-- Start of MATERIAL FOR THE TASK --
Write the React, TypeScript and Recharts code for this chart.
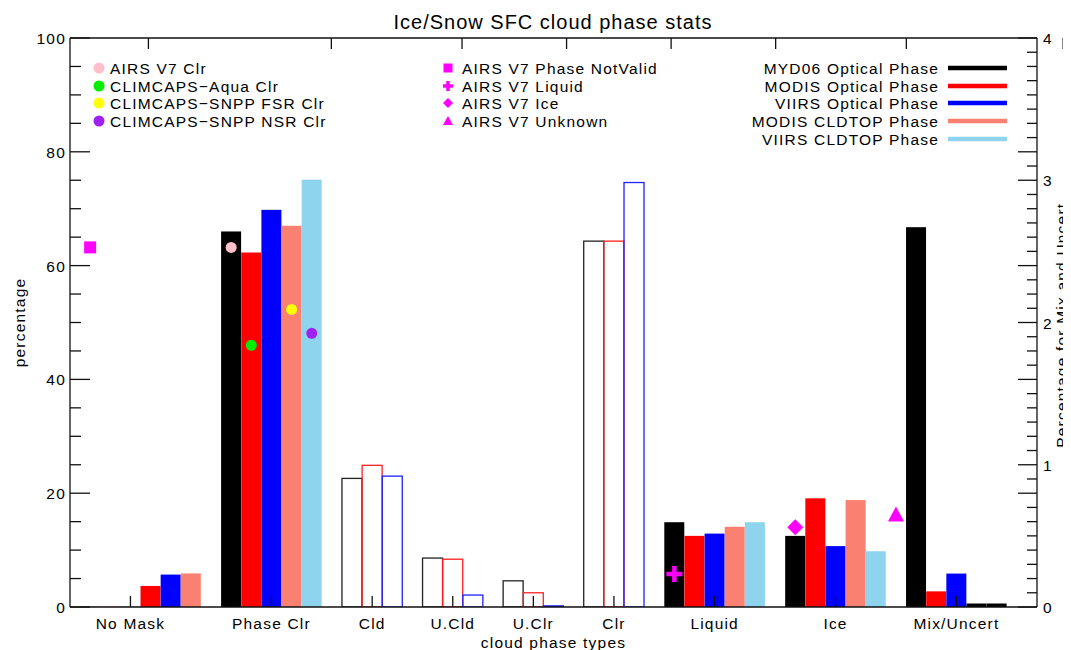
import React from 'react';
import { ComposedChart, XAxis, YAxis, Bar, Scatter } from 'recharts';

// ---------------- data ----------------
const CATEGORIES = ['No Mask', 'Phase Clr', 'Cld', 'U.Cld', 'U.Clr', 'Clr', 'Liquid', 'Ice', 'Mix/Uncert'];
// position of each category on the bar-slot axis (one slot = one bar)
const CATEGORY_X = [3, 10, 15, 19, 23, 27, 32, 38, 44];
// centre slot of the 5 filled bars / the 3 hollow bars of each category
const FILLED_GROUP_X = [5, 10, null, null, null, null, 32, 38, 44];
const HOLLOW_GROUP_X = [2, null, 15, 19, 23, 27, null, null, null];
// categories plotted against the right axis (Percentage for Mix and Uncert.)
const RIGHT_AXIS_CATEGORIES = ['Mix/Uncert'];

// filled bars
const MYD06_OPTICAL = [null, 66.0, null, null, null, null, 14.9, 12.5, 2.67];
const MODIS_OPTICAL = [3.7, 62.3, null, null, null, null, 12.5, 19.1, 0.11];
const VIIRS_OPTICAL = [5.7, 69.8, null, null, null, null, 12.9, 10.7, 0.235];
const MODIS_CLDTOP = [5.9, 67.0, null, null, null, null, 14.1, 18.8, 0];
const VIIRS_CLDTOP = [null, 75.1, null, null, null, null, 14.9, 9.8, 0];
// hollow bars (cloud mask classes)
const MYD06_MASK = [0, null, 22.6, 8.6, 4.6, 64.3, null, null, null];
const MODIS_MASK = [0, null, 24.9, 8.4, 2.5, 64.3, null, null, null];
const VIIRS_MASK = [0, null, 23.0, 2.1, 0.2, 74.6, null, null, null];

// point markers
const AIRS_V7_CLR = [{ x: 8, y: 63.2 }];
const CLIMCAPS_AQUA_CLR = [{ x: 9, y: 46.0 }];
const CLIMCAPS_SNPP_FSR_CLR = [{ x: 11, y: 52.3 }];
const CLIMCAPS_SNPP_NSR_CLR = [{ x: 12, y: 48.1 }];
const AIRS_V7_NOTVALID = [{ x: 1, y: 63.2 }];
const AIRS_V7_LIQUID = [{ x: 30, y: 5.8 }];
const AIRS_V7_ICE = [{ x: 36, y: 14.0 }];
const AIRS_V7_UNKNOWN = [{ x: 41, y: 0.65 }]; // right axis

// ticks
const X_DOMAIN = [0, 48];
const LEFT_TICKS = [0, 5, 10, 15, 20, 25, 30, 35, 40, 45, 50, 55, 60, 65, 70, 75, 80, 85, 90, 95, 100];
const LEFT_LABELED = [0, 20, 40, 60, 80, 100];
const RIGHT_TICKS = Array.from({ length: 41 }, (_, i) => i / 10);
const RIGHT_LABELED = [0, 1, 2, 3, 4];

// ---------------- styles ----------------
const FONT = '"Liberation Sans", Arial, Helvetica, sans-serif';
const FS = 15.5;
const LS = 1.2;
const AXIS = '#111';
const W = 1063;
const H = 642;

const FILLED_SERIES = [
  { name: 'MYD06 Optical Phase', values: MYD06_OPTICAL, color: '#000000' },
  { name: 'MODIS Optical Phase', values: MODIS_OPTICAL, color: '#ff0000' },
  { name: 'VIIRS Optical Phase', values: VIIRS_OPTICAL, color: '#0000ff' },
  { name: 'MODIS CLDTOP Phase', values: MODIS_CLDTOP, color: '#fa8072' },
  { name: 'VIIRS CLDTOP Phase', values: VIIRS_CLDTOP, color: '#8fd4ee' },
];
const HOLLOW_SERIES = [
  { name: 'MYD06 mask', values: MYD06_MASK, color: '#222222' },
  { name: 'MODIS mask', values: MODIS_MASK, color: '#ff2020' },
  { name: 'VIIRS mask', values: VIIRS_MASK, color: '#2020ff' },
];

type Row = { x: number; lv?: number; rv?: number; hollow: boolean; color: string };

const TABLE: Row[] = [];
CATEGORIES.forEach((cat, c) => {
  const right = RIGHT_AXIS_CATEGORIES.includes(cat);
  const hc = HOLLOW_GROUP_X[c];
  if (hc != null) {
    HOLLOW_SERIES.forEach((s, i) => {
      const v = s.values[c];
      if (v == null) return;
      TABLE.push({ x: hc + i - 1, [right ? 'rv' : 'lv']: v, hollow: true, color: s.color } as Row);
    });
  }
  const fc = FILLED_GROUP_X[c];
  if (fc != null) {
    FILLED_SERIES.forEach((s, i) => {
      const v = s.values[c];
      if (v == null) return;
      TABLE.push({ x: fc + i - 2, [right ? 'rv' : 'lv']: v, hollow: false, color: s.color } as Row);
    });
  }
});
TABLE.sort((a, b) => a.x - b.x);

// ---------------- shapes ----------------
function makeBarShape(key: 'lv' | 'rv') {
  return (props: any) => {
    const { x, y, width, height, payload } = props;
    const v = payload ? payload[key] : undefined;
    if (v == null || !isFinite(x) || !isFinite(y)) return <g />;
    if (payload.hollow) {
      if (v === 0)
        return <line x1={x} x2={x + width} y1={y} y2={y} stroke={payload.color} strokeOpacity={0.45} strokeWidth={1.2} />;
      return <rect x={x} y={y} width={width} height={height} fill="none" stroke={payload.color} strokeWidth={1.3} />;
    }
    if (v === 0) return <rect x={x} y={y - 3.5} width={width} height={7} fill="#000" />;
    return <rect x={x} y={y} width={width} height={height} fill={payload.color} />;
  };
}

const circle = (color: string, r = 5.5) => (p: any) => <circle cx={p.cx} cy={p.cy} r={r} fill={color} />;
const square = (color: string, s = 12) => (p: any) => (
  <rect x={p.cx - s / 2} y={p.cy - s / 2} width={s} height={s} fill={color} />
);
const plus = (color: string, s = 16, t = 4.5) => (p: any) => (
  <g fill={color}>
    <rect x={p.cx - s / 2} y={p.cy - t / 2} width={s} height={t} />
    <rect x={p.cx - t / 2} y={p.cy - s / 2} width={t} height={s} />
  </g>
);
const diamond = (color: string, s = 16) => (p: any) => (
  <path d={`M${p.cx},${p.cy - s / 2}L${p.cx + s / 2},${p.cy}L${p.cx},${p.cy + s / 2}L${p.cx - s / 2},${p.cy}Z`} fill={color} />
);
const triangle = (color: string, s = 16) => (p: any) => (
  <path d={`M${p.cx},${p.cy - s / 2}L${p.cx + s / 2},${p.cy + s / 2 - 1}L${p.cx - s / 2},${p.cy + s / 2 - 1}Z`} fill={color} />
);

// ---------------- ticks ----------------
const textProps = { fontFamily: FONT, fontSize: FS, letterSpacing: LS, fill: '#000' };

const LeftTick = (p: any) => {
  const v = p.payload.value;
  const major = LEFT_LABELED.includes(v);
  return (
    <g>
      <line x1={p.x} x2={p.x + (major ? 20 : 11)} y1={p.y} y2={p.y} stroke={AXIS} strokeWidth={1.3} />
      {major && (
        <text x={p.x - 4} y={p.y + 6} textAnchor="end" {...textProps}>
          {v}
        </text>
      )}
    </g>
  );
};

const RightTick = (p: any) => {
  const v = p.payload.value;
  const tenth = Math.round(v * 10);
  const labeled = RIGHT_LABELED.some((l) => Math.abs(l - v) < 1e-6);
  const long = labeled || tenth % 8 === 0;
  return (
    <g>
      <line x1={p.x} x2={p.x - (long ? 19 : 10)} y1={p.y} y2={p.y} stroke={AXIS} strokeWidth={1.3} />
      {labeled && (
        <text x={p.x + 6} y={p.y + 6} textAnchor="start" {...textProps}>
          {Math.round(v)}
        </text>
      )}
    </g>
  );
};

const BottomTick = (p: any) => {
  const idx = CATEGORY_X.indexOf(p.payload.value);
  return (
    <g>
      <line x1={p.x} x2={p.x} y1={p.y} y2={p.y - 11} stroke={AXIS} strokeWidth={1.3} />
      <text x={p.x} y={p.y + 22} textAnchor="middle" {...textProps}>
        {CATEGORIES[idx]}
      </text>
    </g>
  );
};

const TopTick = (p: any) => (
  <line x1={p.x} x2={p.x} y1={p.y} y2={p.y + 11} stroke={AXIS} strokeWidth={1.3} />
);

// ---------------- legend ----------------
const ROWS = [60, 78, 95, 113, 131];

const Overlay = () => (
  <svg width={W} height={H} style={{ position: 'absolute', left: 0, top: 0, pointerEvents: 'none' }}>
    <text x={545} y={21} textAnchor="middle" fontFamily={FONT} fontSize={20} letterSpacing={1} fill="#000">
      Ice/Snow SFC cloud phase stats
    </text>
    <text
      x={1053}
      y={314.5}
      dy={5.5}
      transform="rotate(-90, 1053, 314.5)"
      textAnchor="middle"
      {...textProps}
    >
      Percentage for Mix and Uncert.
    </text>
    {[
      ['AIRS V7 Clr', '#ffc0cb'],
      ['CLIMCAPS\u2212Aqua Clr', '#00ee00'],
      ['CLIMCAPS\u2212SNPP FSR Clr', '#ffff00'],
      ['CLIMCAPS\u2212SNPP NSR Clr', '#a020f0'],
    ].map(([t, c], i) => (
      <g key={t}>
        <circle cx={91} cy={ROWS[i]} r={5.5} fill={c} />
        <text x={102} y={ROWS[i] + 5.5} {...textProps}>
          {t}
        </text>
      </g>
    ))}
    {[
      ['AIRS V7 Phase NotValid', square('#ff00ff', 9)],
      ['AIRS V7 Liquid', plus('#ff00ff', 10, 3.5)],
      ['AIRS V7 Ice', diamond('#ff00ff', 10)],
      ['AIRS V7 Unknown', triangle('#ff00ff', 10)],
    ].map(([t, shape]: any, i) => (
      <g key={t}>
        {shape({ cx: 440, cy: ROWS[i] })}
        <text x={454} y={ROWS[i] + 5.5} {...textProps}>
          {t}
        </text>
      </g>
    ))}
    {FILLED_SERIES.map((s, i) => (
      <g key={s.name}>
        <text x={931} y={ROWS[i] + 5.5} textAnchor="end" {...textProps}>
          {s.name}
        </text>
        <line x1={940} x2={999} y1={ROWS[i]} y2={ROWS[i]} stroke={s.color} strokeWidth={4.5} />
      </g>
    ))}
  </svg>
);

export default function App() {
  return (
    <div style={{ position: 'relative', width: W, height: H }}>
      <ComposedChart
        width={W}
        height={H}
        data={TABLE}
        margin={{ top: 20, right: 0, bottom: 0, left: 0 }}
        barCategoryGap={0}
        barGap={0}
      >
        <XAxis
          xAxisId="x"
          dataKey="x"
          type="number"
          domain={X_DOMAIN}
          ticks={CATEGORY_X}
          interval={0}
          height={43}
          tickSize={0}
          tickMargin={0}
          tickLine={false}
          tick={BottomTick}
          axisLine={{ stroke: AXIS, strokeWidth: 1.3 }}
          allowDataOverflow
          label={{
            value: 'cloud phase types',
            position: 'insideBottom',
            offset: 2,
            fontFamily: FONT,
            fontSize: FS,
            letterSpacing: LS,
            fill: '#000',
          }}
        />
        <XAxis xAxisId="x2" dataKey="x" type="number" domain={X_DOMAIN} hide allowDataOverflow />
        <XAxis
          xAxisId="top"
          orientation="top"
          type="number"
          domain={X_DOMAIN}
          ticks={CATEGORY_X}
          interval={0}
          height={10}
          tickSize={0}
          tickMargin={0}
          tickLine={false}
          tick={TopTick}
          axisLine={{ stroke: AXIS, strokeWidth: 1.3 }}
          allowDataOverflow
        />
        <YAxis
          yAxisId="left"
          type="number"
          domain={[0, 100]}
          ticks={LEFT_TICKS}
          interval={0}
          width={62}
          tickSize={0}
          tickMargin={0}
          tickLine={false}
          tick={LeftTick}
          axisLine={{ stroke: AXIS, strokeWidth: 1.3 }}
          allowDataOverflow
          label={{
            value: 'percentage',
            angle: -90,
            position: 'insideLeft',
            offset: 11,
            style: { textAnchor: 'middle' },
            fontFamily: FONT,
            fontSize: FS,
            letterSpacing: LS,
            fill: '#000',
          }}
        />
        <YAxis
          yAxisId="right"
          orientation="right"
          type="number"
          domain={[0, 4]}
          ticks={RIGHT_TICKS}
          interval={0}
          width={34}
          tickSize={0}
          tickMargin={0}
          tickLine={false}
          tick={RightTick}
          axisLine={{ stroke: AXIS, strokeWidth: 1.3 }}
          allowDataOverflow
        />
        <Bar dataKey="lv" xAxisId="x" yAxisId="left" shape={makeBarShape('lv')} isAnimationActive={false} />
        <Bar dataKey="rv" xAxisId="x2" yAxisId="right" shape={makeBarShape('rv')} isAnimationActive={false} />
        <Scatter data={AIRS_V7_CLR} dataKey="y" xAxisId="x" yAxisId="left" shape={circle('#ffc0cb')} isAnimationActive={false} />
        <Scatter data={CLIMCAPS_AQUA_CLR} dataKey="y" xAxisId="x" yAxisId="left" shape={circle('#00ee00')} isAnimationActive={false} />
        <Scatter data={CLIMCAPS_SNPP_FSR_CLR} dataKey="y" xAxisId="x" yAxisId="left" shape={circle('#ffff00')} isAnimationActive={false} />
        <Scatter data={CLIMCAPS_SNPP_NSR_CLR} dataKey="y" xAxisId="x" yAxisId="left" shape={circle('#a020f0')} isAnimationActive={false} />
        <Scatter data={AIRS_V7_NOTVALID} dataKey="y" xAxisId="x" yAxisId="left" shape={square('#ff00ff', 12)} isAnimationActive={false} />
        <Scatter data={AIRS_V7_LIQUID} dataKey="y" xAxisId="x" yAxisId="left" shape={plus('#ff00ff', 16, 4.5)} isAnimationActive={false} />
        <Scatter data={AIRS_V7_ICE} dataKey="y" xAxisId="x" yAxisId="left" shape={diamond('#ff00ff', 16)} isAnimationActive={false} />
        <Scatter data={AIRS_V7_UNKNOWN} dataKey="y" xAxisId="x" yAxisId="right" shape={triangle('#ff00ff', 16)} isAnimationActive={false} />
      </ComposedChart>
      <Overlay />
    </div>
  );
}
-- End of MATERIAL FOR THE TASK --
-- Start of MATERIAL FOR THE TASK --
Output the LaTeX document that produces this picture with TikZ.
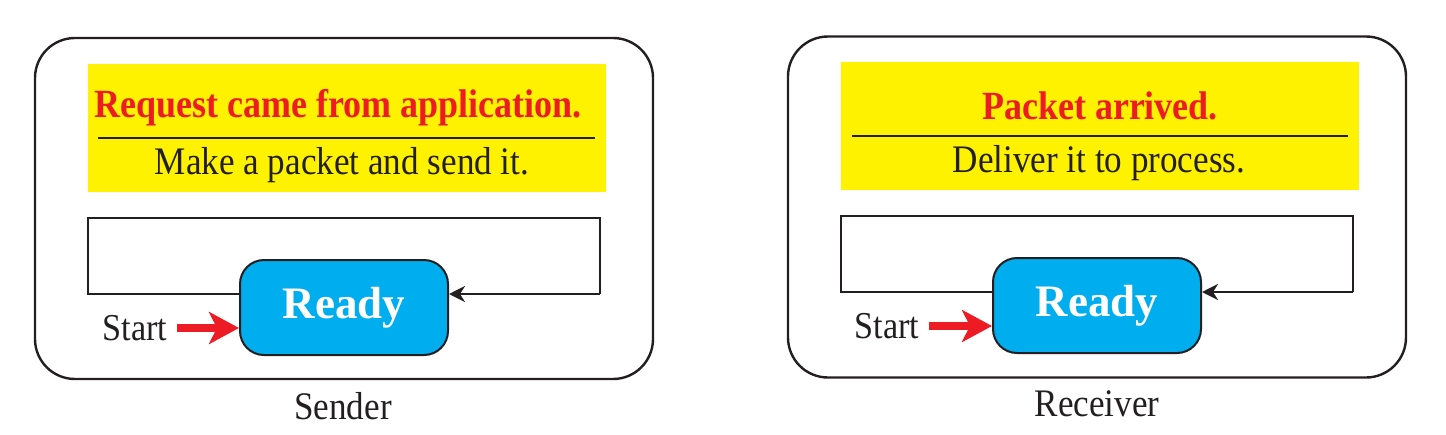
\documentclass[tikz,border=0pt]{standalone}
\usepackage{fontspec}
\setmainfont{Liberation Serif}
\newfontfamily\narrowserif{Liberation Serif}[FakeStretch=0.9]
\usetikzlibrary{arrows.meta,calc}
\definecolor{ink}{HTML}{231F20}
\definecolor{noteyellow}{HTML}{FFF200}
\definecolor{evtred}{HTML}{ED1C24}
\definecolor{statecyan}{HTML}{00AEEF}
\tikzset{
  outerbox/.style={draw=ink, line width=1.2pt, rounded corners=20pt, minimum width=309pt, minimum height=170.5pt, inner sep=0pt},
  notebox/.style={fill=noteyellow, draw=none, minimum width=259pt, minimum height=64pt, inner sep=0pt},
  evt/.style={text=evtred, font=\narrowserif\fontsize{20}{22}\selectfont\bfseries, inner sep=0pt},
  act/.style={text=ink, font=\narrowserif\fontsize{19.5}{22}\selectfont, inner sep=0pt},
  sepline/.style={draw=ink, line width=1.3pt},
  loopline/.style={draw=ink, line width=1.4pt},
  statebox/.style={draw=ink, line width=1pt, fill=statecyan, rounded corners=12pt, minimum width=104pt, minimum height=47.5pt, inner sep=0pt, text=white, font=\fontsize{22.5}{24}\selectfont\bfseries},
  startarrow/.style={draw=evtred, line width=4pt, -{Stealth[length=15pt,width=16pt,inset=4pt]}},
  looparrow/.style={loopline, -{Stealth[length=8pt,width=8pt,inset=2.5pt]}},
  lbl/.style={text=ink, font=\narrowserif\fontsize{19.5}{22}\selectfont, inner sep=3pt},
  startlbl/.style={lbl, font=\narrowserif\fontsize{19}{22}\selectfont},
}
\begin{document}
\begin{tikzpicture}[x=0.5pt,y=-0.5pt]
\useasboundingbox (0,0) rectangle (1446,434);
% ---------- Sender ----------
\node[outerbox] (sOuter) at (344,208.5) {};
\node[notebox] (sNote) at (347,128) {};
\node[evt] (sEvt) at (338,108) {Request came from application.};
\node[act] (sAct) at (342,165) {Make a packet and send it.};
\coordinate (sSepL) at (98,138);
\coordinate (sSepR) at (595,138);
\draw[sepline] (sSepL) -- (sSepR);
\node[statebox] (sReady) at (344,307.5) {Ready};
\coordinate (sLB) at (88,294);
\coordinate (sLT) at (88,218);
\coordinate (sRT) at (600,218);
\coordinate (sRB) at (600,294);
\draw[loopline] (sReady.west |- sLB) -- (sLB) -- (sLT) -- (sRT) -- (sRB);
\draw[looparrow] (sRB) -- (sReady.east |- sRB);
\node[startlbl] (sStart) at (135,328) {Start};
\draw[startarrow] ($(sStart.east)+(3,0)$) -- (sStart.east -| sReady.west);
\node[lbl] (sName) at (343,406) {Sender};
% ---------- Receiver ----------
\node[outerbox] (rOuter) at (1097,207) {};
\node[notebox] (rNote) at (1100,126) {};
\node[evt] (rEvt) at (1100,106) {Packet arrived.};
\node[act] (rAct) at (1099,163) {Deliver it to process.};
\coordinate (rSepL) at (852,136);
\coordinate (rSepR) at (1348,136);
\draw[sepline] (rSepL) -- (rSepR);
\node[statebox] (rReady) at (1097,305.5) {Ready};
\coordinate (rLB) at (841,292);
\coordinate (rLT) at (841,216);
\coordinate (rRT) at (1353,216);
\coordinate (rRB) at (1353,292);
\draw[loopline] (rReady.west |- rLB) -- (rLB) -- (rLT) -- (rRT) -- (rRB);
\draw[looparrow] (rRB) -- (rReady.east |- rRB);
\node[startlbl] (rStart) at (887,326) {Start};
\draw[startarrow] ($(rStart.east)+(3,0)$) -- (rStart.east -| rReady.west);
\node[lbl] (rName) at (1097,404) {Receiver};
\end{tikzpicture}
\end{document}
-- End of MATERIAL FOR THE TASK --
**WRITTEN TASK:** Leave the pictures out, then copy word for word only the lines from the one containing "Write the React, TypeScript" through the one containing "const RIGHT_AXIS_CATEGORIES = ['Mix/Uncert'];", both included.

**OUTPUT:**
Write the React, TypeScript and Recharts code for this chart.
import React from 'react';
import { ComposedChart, XAxis, YAxis, Bar, Scatter } from 'recharts';

// ---------------- data ----------------
const CATEGORIES = ['No Mask', 'Phase Clr', 'Cld', 'U.Cld', 'U.Clr', 'Clr', 'Liquid', 'Ice', 'Mix/Uncert'];
// position of each category on the bar-slot axis (one slot = one bar)
const CATEGORY_X = [3, 10, 15, 19, 23, 27, 32, 38, 44];
// centre slot of the 5 filled bars / the 3 hollow bars of each category
const FILLED_GROUP_X = [5, 10, null, null, null, null, 32, 38, 44];
const HOLLOW_GROUP_X = [2, null, 15, 19, 23, 27, null, null, null];
// categories plotted against the right axis (Percentage for Mix and Uncert.)
const RIGHT_AXIS_CATEGORIES = ['Mix/Uncert'];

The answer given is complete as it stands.